GIVEN MATERIAL
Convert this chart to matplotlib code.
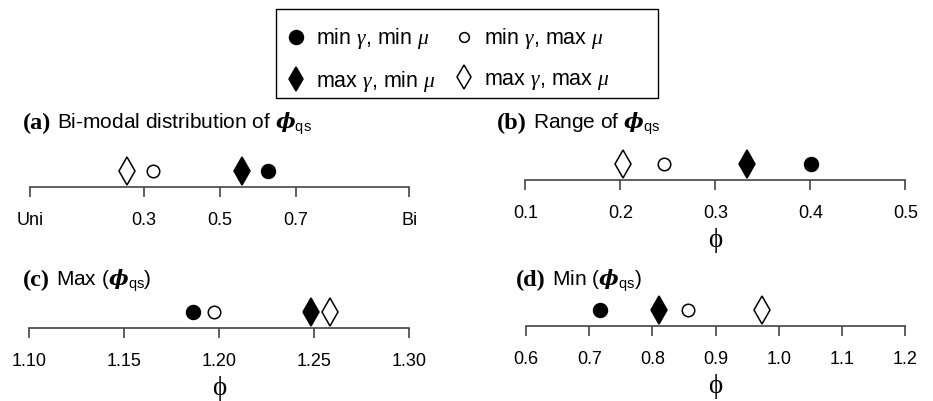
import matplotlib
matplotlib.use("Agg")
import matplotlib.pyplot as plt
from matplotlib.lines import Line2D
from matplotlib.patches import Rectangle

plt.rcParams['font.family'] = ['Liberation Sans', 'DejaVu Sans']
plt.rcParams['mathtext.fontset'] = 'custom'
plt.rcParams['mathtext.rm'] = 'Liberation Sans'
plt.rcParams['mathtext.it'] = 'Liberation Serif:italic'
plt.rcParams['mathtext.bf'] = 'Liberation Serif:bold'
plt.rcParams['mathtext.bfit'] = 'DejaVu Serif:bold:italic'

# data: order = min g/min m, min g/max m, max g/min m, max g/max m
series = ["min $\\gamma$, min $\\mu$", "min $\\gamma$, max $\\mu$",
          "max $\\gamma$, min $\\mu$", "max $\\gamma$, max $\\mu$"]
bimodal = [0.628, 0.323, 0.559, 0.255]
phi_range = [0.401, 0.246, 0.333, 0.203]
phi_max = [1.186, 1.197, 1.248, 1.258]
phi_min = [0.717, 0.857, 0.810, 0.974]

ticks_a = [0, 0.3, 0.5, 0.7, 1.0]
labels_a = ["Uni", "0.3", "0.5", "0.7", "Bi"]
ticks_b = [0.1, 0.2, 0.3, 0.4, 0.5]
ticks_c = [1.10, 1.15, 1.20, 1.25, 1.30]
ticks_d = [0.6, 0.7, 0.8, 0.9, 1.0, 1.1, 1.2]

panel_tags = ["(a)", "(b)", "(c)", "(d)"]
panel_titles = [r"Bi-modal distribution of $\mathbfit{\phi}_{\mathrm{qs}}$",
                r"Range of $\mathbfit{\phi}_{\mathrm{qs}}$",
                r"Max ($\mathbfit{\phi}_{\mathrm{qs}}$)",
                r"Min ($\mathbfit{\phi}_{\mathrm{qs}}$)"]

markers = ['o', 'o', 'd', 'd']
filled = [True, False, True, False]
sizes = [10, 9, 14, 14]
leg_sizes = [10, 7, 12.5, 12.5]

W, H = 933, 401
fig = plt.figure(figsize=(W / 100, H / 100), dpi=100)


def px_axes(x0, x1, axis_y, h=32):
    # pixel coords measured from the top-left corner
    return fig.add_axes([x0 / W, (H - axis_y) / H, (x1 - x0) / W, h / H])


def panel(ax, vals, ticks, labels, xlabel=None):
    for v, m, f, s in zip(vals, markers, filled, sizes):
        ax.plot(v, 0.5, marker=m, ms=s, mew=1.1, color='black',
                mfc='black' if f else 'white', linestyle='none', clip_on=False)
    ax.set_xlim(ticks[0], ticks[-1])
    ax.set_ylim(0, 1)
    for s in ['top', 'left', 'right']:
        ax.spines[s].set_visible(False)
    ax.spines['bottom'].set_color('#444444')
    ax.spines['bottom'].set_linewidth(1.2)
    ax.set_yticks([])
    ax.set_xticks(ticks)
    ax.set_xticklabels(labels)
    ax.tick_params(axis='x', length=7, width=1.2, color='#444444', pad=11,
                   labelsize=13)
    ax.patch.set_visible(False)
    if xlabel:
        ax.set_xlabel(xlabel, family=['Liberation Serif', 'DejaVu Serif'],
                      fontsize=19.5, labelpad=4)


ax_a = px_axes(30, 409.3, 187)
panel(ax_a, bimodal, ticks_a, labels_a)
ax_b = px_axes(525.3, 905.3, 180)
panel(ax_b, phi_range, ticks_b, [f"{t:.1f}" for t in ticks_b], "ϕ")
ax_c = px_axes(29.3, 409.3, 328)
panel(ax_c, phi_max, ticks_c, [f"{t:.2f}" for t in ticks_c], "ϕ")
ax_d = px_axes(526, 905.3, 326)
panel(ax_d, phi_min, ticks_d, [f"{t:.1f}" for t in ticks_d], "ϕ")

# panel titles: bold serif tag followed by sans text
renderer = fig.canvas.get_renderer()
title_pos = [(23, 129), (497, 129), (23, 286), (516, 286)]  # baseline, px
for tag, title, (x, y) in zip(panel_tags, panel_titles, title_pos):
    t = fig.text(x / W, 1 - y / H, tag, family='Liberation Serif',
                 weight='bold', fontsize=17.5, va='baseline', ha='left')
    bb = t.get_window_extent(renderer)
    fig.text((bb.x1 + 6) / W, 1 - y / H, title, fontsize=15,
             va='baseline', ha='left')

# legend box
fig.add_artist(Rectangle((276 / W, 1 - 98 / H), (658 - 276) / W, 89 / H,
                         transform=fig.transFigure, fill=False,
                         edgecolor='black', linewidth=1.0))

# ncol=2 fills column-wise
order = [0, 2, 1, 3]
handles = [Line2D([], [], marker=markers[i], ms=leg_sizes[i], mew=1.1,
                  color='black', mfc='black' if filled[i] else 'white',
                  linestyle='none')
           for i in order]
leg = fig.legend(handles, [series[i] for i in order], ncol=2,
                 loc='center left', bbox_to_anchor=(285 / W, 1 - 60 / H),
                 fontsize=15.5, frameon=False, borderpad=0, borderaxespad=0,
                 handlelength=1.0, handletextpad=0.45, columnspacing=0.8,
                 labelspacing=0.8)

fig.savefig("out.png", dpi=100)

WORK TO BE COMPLETED
Give again, word for word, every line from the top of the data above to the line holding "plt.rcParams['mathtext.bfit'] = 'DejaVu", inclusive, with the pictures left out.

EXPECTED ANSWER
Convert this chart to matplotlib code.
import matplotlib
matplotlib.use("Agg")
import matplotlib.pyplot as plt
from matplotlib.lines import Line2D
from matplotlib.patches import Rectangle

plt.rcParams['font.family'] = ['Liberation Sans', 'DejaVu Sans']
plt.rcParams['mathtext.fontset'] = 'custom'
plt.rcParams['mathtext.rm'] = 'Liberation Sans'
plt.rcParams['mathtext.it'] = 'Liberation Serif:italic'
plt.rcParams['mathtext.bf'] = 'Liberation Serif:bold'
plt.rcParams['mathtext.bfit'] = 'DejaVu Serif:bold:italic'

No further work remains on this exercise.